生活綴方教育2
出典: Jinkawiki
最新版
意義
①子どもの側から見ての定義 生活者であると同時に、学習者でもある子どもたちが、それぞれの発達段階において取り巻かれる自然・社会・人間・文化の事物に自ら働きかけ、また働きかけられて自分の中に生じた考え・感じなどを事実に基づきながらあるいは実感をもととしながら自分を通して自分の言葉で他人にわかるようなひとまとまりの文章で表現・定着させることを「生活綴り方の作品を書く」といい、これが「生活綴方の作業」である。

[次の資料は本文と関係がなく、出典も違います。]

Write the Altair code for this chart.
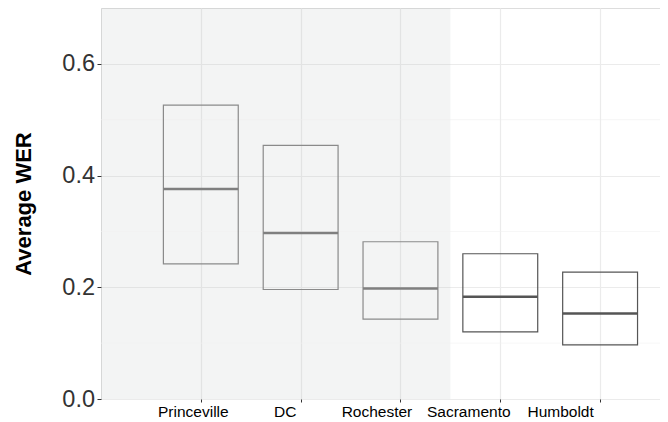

②教師の側から見ての定義 生活者であると同時に学習者である成長中のこどもたちに対して、教師が全体また国語教育としての目的を持ちながら「生活綴方の作業」を子どもたちの自立性を促しながら実行させ、その作業のあらゆる過程において子どもと学級集団の状況に即しながら綿密で積極的な指導を加えていくことを「生活綴方の教育」という。
目的
生活綴方は全教育の中の一環また国語科教育の一側面を構成している。 教育の普遍的目的として「個々の子どもを発達させる」とは子どもの内部にある無限の可能性を信頼し、それに依拠しながら自然認識・社会認識・人間理解を十分に発達させ、「正しく豊かなものの見方・考え方・感じ方」という。また今日的教育目的として、民族の歴史的な課題にしたがって人間と社会の進歩を望む。
沿革
大正初期:芦田恵之助らが提唱し実践した「綴方科」における自由選題主義
1918年:鈴木三重吉が創刊した児童雑誌『赤い鳥』によって推進された「ありのままの綴方」の文章表現指導運動、自然主義文学系統の綴方やプロレタリア綴方
1929年:小砂丘忠義(1897~1937)らによって創刊された雑誌『綴方生活』
1930年:小砂丘らは「生活教育」を目的とし、「綴方」を内容・方法と位置づける
1934年前後:東北地方の青年教師らによって「北方性教育運動」が開始→生活綴方運動の本格的な展開の始まり
1940年:国民学校制度が確立されるとともに、直接的な弾圧・間接的な圧迫によって中断(検挙者約300人)
第二次世界大戦後、生活綴方教育復活
1950年:「日本綴方の会」誕生
1951年:「日本綴方の会」を「日本作文の会」に改称
→この会を中心に活動を展開しながら今日に及んでいる。